Les commissaires de l’exposition, Claudio Salsi, Giovanna Mori et Antonio Mazzotta, ont voulu courageusement prendre comme titre de l’exposition, cette parole clé, Vesperbild. C’est un voyage qui s’inspire d’une intuition d’un grand historien tel que Salvatore Settis, qui, déjà au temps de la nouvelle présentation Rondanini, avait lancé l’idée d’un approfondissement sur l’iconographie de la Pietà pour une vraie valorisation et compréhension de ce chef-d’œuvre. Settis explique : « L’exercice assidu de la Pietà demandait que le regard du croyant fixé, soit sur les textes, soit sur les images sacrées, sache en distiller les passions ou les émotions intensément vécues et ainsi ressortant corporellement. Pour les revivre intérieurement et pour se les approprier ».

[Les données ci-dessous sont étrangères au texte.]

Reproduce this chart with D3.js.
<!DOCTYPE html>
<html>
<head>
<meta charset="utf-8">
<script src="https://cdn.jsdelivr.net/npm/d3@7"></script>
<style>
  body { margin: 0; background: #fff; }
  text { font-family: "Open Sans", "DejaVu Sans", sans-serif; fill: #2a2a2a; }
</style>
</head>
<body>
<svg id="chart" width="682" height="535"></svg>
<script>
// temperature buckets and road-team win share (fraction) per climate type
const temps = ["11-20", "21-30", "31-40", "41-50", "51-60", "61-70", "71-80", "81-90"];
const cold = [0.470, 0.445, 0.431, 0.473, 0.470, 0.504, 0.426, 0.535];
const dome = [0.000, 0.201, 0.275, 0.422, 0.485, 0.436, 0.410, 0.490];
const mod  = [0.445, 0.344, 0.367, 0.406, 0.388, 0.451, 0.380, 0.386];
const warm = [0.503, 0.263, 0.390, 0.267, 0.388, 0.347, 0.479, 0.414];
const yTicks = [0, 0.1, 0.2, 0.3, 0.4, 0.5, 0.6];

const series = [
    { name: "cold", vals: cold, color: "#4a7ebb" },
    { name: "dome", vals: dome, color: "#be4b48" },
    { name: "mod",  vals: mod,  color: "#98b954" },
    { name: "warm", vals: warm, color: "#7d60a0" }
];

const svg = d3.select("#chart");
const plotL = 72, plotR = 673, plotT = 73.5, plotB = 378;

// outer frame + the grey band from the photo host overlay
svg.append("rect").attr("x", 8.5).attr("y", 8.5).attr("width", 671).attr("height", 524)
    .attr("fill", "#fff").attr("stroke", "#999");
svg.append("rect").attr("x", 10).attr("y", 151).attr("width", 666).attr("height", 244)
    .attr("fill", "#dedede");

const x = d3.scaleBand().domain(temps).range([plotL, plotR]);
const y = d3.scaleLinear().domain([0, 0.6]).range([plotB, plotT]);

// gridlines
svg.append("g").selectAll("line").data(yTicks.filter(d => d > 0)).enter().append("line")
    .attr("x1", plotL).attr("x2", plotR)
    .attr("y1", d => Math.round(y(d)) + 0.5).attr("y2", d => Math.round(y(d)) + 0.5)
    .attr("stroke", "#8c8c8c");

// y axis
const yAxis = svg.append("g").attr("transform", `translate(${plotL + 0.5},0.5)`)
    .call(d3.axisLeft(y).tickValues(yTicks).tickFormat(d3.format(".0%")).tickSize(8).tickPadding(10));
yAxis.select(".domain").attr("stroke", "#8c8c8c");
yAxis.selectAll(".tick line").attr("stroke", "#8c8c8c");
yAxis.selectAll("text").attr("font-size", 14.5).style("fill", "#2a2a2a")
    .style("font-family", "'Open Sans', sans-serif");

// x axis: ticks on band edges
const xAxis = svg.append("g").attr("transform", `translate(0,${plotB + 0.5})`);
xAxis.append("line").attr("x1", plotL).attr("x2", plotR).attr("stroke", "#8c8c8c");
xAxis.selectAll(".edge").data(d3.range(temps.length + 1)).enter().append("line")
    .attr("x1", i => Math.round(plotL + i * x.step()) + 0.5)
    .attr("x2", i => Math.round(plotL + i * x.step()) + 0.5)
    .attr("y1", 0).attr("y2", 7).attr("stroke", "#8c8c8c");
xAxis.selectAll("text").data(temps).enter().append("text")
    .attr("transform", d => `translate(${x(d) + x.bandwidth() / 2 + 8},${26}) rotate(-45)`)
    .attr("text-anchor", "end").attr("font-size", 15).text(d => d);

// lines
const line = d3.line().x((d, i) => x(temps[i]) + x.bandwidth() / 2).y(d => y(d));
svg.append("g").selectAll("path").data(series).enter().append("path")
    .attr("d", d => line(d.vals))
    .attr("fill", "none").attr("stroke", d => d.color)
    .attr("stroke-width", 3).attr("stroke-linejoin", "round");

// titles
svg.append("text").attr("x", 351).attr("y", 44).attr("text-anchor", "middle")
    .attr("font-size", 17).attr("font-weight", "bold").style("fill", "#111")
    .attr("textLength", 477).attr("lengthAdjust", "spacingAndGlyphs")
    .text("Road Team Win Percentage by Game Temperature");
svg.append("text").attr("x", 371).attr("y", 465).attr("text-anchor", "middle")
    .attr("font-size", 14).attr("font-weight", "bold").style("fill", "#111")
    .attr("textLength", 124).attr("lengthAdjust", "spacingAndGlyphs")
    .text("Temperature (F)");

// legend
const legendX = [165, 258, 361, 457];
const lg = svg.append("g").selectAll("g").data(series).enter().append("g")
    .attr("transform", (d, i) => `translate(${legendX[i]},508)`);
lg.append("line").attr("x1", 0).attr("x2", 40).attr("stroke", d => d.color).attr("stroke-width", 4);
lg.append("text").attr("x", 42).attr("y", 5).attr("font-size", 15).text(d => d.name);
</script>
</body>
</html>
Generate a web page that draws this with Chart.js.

Dans l’exposition, le voyage commence avec un chef-d’œuvre de verticalité poignante et dramatique, provenant de Francfort : un Vesperbild daté de la fin de 1300. Le corps du Christ, tenu par Marie, tourné vers le fidèle, pour mieux se montrer, avec le flanc dévoré de douleur et de maigreur. Ce qui frappe, en opposition, c’est la retenue de Marie soutenant le corps de son Fils, avec la conscience, de celle qui sait dans le profond de son cœur, ce qui suivra cet instant de douleur dramatique. L’image de la Pietà arrive rapidement en Italie, comme le démontre un tableau peint aux alentours de 1368 par un artisan nommé Simone dei Crocefissi. Elle est signée et provient, non sans raison, de Bologne, une ville avec une présence importante de dominicains : saint Dominique d’ailleurs avait passé les dernières années de sa vie et mourut dans cette ville en 1221.

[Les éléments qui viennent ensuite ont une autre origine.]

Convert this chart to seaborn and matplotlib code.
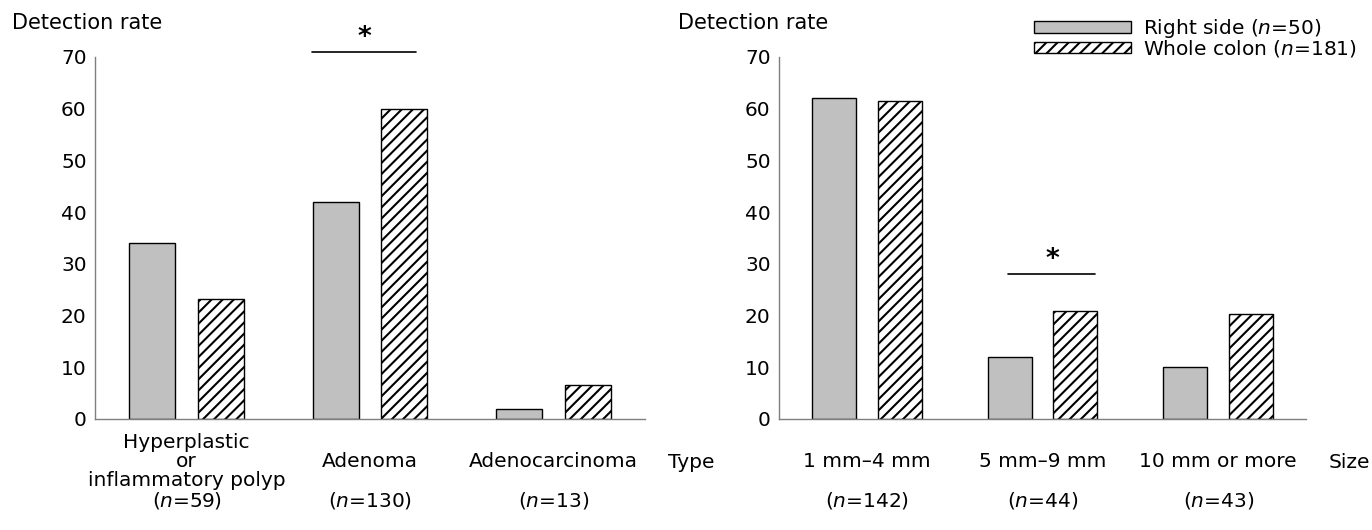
import pandas as pd
import seaborn as sns
import matplotlib.pyplot as plt
import matplotlib.patches as mpatches

# detection rate (%) per lesion type and size
groups = ['Right side', 'Whole colon']
legend_labels = [r'Right side ($\it{n}$=50)', r'Whole colon ($\it{n}$=181)']

type_cats = ['Hyperplastic or inflammatory polyp', 'Adenoma', 'Adenocarcinoma']
type_ticks = ['Hyperplastic\nor\ninflammatory polyp\n($\\it{n}$=59)',
              '\nAdenoma\n\n($\\it{n}$=130)',
              '\nAdenocarcinoma\n\n($\\it{n}$=13)']
type_right = [34, 42, 2]
type_whole = [23.2, 60, 6.6]

size_cats = ['1 mm-4 mm', '5 mm-9 mm', '10 mm or more']
size_ticks = ['\n1 mm\u20134 mm\n\n($\\it{n}$=142)',
              '\n5 mm\u20139 mm\n\n($\\it{n}$=44)',
              '\n10 mm or more\n\n($\\it{n}$=43)']
size_right = [62, 12, 10]
size_whole = [61.4, 20.9, 20.4]


def long_table(cats, right, whole):
    return pd.DataFrame({
        'category': cats * 2,
        'group': [groups[0]] * len(cats) + [groups[1]] * len(cats),
        'rate': right + whole,
    })


sns.set_style('white')
plt.rcParams['font.family'] = ['DejaVu Sans']
plt.rcParams['font.size'] = 14.5
plt.rcParams['text.color'] = 'black'
plt.rcParams['xtick.color'] = 'black'
plt.rcParams['ytick.color'] = 'black'
plt.rcParams['hatch.linewidth'] = 1.5
plt.rcParams['hatch.color'] = 'black'

fig = plt.figure(figsize=(13.72, 5.30), dpi=100)
ax1 = fig.add_axes([95 / 1372, 1 - 419 / 530, 550 / 1372, 362 / 530])
ax2 = fig.add_axes([779 / 1372, 1 - 419 / 530, 527 / 1372, 362 / 530])

palette = {'Right side': '#c0c0c0', 'Whole colon': 'white'}

for ax, cats, ticks, right, whole in [(ax1, type_cats, type_ticks, type_right, type_whole),
                                      (ax2, size_cats, size_ticks, size_right, size_whole)]:
    df = long_table(cats, right, whole)
    sns.barplot(data=df, x='category', y='rate', hue='group', palette=palette,
                width=0.75, gap=0.333, edgecolor='black', linewidth=1,
                errorbar=None, legend=False, ax=ax)
    for bar in ax.containers[1]:
        bar.set_hatch('///')
    ax.set_xlim(-0.5, 2.5)
    ax.set_ylim(0, 70)
    ax.set_yticks(range(0, 71, 10))
    ax.set_xticks(range(3))
    ax.set_xticklabels(ticks, linespacing=1.0, va='top')
    ax.set_xlabel('')
    ax.set_ylabel('')
    ax.tick_params(axis='both', length=0)
    ax.tick_params(axis='y', pad=6)
    ax.tick_params(axis='x', pad=10)
    sns.despine(ax=ax)
    for side in ['left', 'bottom']:
        ax.spines[side].set_color('#7f7f7f')
        ax.spines[side].set_linewidth(1)

# significance marks
ax1.plot([0.684, 1.251], [71, 71], color='black', lw=1.2, clip_on=False)
ax1.text(0.967, 73.6, '*', ha='center', va='center', fontsize=19, fontweight='bold')
ax2.plot([0.805, 1.30], [28, 28], color='black', lw=1.2, clip_on=False)
ax2.text(1.055, 30.7, '*', ha='center', va='center', fontsize=19, fontweight='bold')

fig.text(12 / 1372, 1 - 23 / 530, 'Detection rate', va='center', ha='left', fontsize=15)
fig.text(678 / 1372, 1 - 23 / 530, 'Detection rate', va='center', ha='left', fontsize=15)
fig.text(668 / 1372, 1 - 462 / 530, 'Type', va='center', ha='left')
fig.text(1329 / 1372, 1 - 462 / 530, 'Size', va='center', ha='left')

handles = [mpatches.Patch(facecolor='#c0c0c0', edgecolor='black', lw=1),
           mpatches.Patch(facecolor='white', edgecolor='black', lw=1, hatch='///')]
fig.legend(handles, legend_labels, loc='upper left', bbox_to_anchor=(1034 / 1372, 1 - 17 / 530),
           frameon=False, borderpad=0, borderaxespad=0, handlelength=4.8, handleheight=0.5,
           handletextpad=0.6, labelspacing=-0.1)

fig.savefig('out.png', dpi=100)
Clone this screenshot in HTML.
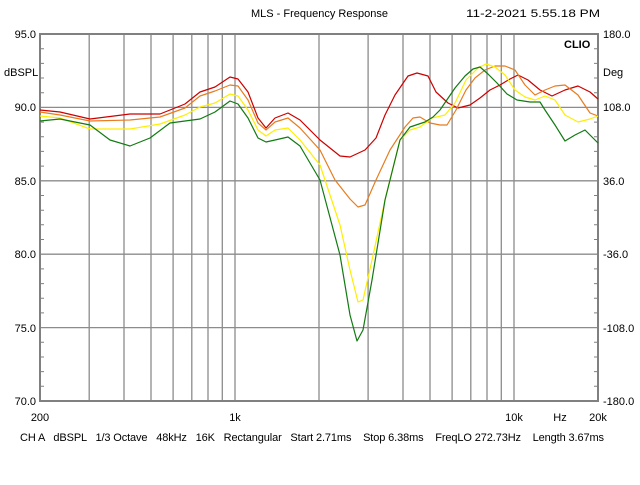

Sculpteur allemand, ''Vesperbild'' (détail), environ 1380-1400, Francfort-sur-le-Main. Liebieghaus Skulpturensammlung © Liebieghaus Skulpturensammlung - Artothek

Le voyage de l’exposition continue avec une série merveilleuse de Pietà qui introduisent toujours quelques petites variantes à ce modèle désormais affermi et tellement recherché par les fidèles. Par exemple, dans une sculpture en albâtre, provenant du Louvre, et attribuée à une école de Rimini, Marie avec un geste très doux soutient, de dessous, la tête apparente du Fils. Cela n’arrive pas dans une autre œuvre, celle peut-être la plus fine de toute l’exposition : une sculpture en bois polychrome de Pietro Vecchietta de Sienne. Le visage du Christ se renverse en arrière, dans un abandon dramatique à l’inertie de la mort. Mais aussi dans ce cas, l’artiste laisse entrevoir, à sa manière, une ouverture, dans la douceur avec laquelle il taille et modèle le corps tellement cambré du Christ, déjà prêt pour la gloire de la Résurrection. Ce n’est pas un hasard si les pieds de Jésus écrasent le serpent, symbole du mal.

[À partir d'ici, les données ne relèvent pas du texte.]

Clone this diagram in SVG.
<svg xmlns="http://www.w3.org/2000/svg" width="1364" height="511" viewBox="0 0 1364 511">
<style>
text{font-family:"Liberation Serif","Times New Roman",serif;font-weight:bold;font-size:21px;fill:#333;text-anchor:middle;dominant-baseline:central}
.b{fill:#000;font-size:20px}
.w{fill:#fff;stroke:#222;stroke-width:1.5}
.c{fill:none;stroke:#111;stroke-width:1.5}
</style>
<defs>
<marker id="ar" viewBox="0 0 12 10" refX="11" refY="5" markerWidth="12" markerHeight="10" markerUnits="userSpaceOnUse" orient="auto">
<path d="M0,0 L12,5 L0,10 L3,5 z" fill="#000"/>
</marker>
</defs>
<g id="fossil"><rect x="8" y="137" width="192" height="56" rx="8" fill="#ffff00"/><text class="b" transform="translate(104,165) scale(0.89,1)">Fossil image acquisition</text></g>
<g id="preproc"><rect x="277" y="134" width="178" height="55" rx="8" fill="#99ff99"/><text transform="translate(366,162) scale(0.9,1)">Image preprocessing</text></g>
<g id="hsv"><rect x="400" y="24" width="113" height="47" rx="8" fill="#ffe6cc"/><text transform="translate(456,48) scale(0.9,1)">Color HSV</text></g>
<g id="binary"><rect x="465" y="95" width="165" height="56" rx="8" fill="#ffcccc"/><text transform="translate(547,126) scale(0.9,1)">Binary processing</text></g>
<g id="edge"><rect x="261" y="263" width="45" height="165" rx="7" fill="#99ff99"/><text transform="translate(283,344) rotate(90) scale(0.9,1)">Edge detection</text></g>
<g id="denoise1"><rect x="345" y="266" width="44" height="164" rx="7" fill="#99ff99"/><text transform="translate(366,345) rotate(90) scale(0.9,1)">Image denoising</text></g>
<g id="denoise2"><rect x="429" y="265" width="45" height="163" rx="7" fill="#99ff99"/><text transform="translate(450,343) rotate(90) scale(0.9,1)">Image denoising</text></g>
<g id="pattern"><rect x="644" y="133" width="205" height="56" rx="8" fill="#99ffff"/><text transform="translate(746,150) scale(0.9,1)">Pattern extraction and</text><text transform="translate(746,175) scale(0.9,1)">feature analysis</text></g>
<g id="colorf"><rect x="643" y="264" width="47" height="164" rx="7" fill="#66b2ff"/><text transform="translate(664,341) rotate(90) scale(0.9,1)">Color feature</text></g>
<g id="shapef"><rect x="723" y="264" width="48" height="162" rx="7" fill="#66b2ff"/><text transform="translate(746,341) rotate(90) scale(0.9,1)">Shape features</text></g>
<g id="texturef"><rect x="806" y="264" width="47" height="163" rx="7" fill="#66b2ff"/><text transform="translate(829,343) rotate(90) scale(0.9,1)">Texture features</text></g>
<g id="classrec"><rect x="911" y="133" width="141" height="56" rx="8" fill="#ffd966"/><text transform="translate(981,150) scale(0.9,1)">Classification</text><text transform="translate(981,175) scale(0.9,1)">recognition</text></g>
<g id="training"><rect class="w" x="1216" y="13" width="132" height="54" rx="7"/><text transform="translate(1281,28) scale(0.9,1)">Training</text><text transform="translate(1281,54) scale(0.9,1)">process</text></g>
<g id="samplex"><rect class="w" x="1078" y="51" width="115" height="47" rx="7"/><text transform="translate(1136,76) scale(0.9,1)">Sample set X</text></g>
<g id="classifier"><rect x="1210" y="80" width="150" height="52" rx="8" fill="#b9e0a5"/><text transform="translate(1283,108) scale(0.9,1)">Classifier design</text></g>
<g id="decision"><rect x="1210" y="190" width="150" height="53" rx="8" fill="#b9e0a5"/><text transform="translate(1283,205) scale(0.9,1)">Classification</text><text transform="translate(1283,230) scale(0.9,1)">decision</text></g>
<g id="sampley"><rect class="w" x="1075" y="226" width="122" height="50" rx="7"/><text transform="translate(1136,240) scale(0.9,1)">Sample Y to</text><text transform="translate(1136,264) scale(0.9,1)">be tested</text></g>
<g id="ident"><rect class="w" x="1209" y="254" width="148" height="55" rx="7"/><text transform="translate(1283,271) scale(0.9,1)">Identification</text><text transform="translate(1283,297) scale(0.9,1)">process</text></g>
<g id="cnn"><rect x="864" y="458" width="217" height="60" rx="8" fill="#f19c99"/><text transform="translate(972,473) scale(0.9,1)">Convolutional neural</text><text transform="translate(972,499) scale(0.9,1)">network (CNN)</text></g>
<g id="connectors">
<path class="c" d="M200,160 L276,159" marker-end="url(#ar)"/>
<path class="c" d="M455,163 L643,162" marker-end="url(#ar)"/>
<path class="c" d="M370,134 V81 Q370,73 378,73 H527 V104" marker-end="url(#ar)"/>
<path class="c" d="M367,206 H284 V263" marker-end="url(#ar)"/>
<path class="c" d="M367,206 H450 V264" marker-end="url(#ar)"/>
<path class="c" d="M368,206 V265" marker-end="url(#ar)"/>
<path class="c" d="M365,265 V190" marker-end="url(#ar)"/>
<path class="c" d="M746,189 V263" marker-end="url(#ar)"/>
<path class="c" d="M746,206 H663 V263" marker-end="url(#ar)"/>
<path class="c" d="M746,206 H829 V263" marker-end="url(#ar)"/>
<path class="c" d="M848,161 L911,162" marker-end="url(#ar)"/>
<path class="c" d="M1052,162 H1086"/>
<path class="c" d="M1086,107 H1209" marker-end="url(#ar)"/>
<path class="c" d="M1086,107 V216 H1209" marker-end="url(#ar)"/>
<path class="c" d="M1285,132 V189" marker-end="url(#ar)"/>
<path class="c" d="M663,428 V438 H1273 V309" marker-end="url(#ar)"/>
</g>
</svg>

En passant à travers autant de chefs-d’œuvre, l’exposition aborde la première Pietà de Michel-Ange, celle de la jeunesse, réalisée pour Saint-Pierre. Le chef-d’œuvre est présent, mais bien entendu non dans l’œuvre originale, mais à travers une copie en plâtre de haute qualité: Michel-Ange s’était aussi dirigé dans la tradition du Vesperbild ; toutefois avec lui, l’origine nordique de l’iconographie converge en une image d’inspiration merveilleusement classique. Par contre, il est bien différent, le Michel-Ange qui, 60 ans plus tard, se met à l’œuvre pour réaliser son dernier chef-d’œuvre, la Pietà Rondanini, que l’on peut visiter à peine sortis de l’exposition. C’est un Michel-Ange qui se découvre nordique, avec cette construction si verticale qu’elle semble presque gothique. Les figures de la Mère et du Fils, comme l’a écrit celui qui fit l’inventaire le lendemain de la mort du maître, sont « attachées ensemble », dans une fusion d’attaches et de destin, avec une verticalité tellement intense, et si bouleversante qu’elle n’a que peu de comparaisons dans l’histoire de l’art.